Die Linkspartei hingegen konnte einen doppelten Erfolg feiern. Sie steigerte nicht nur ihr Ergebnis von 14,7 Prozent 2009 auf über 16 Prozent, was ihrem derzeit guten Abschneiden bei Umfragen auf Landesebene entspricht. Sie ist zudem mit Martina Michels erneut im Europaparlament vertreten. Michels hatte vor fünf Jahren den Einzug hauchdünn verpasst und war vor kaum einem Dreivierteljahr 2013 ins Europaparlament nachgerückt.

Grüne haben verloren

Landeschef Klaus Lederer sah anders als die CDU durchaus einen Zusammenhang mit Berliner Politik und begründete den Erfolg damit, dass seine Partei stadtpolitische mit europäischen Anliegen habe verbinden können.

Auch die Grünen gehören zu den Verlierern des Abends, mit über viereinhalb Prozentpunkten weniger als bei der Wahl 2009. Die Piraten, bei der Berlin-Wahl 2011 noch bei 8,9 Prozent, rutschten auf 3,3 Prozent ab. Das war immerhin mehr als auf Bundesebene, wo sie nur 1,4 Prozent erhielten.
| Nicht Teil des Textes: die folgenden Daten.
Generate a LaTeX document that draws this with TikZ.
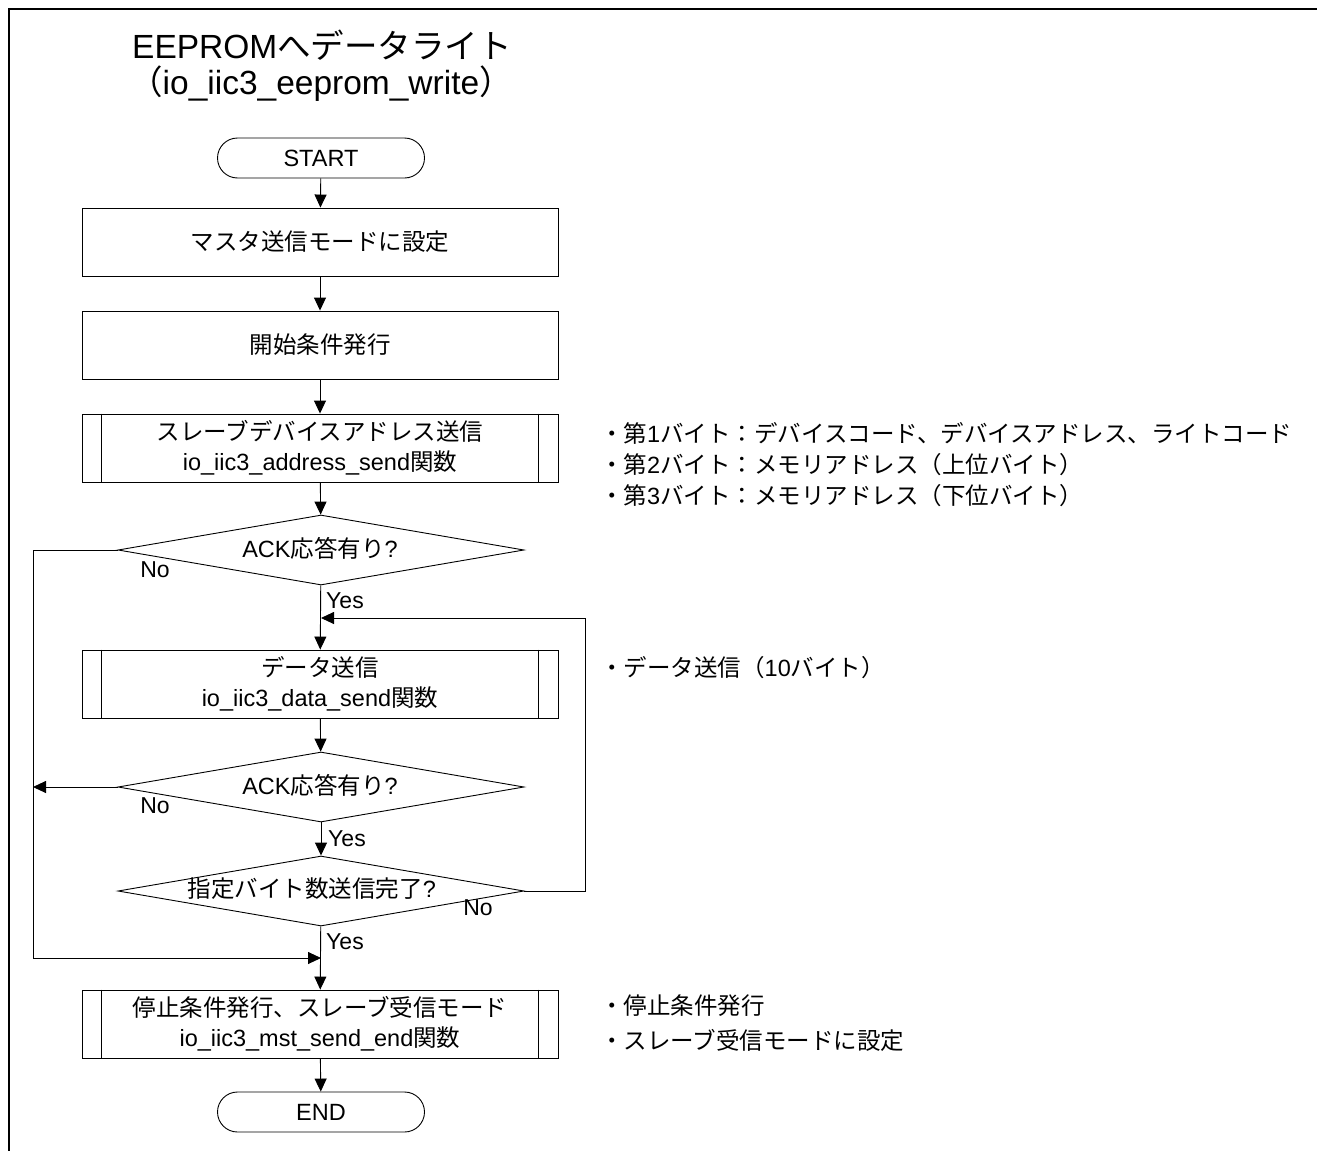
\documentclass[tikz,border=0pt]{standalone}
\usepackage{fontspec}
\setmainfont{Liberation Sans}
\newfontfamily\jp{Noto Sans CJK JP}
\usetikzlibrary{arrows.meta,shapes.geometric}
\newcommand\J[1]{{\jp #1}}
\begin{document}
\begin{tikzpicture}[x=1pt,y=-1pt,
  every node/.style={font=\fontsize{23.5}{30}\selectfont, inner sep=0pt},
  proc/.style={draw, line width=0.9pt, minimum width=476pt, minimum height=68pt, align=center},
  term/.style={draw, line width=0.9pt, rounded corners=20pt, minimum width=207pt, minimum height=40pt},
  dec/.style={draw, line width=0.9pt, shape=diamond, aspect=5.8, minimum width=406pt, minimum height=70pt},
  arr/.style={line width=0.9pt, -{Triangle[length=13pt,width=12pt]}},
  ln/.style={line width=0.9pt},
  lbl/.style={font=\fontsize{23}{26}\selectfont},
  note/.style={anchor=west, font=\fontsize{23.5}{26}\selectfont},
  title/.style={font=\fontsize{33.5}{38}\selectfont}
]
\useasboundingbox (0,0) rectangle (1317,1151);
\draw[line width=2.8pt] (1317,9) -- (9,9) -- (9,1151);

\node[title] (t1) at (322,45) {EEPROM\J{へデータライト}};
\node[title] (t2) at (321,84) {\J{（}io\_iic3\_eeprom\_write\J{）}};

\node[term] (start) at (321,158) {START};
\node[proc] (b1) at (320,242) {\J{マスタ送信モードに設定}};
\node[proc] (b2) at (320,345) {\J{開始条件発行}};
\node[proc] (b3) at (320,448) {\J{スレーブデバイスアドレス送信}\\io\_iic3\_address\_send\J{関数}};
\node[dec] (d1) at (321,550) {};
\node (d1t) at (320,548) {ACK\J{応答有り}?};
\node[proc] (b4) at (320,684) {\J{データ送信}\\io\_iic3\_data\_send\J{関数}};
\node[dec] (d2) at (321,787) {};
\node (d2t) at (320,785) {ACK\J{応答有り}?};
\node[dec] (d3) at (321,891) {};
\node (d3t) at (312,889) {\J{指定バイト数送信完了}?};
\node[proc] (b5) at (320,1024) {\J{停止条件発行、スレーブ受信モード}\\io\_iic3\_mst\_send\_end\J{関数}};
\node[term] (end) at (321,1112) {END};

\foreach \b in {b3,b4,b5}{
  \draw[ln] ([xshift=20pt]\b.north west) -- ([xshift=20pt]\b.south west);
  \draw[ln] ([xshift=-20pt]\b.north east) -- ([xshift=-20pt]\b.south east);
}

\coordinate (lc) at (33,958);
\coordinate (merge) at (321,958);
\coordinate (rc) at (585,618);
\coordinate (loopin) at (321,618);

\draw[arr] (start) -- (b1);
\draw[arr] (b1) -- (b2);
\draw[arr] (b2) -- (b3);
\draw[arr] (b3) -- (d1);
\draw[arr] (d1) -- (b4);
\draw[arr] (b4) -- (d2);
\draw[arr] (d2) -- (d3);
\draw[arr] (d3) -- (b5);
\draw[arr] (b5) -- (end);
\draw[arr] (d1.west) -- (d1.west -| lc) -- (lc) -- (merge);
\draw[arr] (d2.west) -- (d2.west -| lc);
\draw[arr] (d3.east) -- (d3.east -| rc) -- (rc) -- (loopin);

\node[lbl] (n1) at (155,570) {No};
\node[lbl] (y1) at (345,601) {Yes};
\node[lbl] (n2) at (155,806) {No};
\node[lbl] (y2) at (347,839) {Yes};
\node[lbl] (n3) at (478,908) {No};
\node[lbl] (y3) at (345,942) {Yes};

\node[note] (a1) at (600,433) {\J{・第}1\J{バイト：デバイスコード、デバイスアドレス、ライトコード}};
\node[note] (a2) at (600,465) {\J{・第}2\J{バイト：メモリアドレス（上位バイト）}};
\node[note] (a3) at (600,496) {\J{・第}3\J{バイト：メモリアドレス（下位バイト）}};
\node[note] (a4) at (600,668) {\J{・データ送信（}10\J{バイト）}};
\node[note] (a5) at (600,1006) {\J{・停止条件発行}};
\node[note] (a6) at (600,1040) {\J{・スレーブ受信モードに設定}};
\end{tikzpicture}
\end{document}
Die Wahlbeteiligung lag fast um ein Drittel über der aus dem Jahr 2009. Gingen damals nur 35 zur Europawahl, so waren es jetzt 46,5 Prozent. Dieser Anstieg ist deutlich höher als die gewachsene Beteiligung auf Bundesebene – von 43 Prozent auf 48 Prozent – was offenbar auf den parallelen Volksentscheid zum Tempelhofer Feld zurückzuführen ist.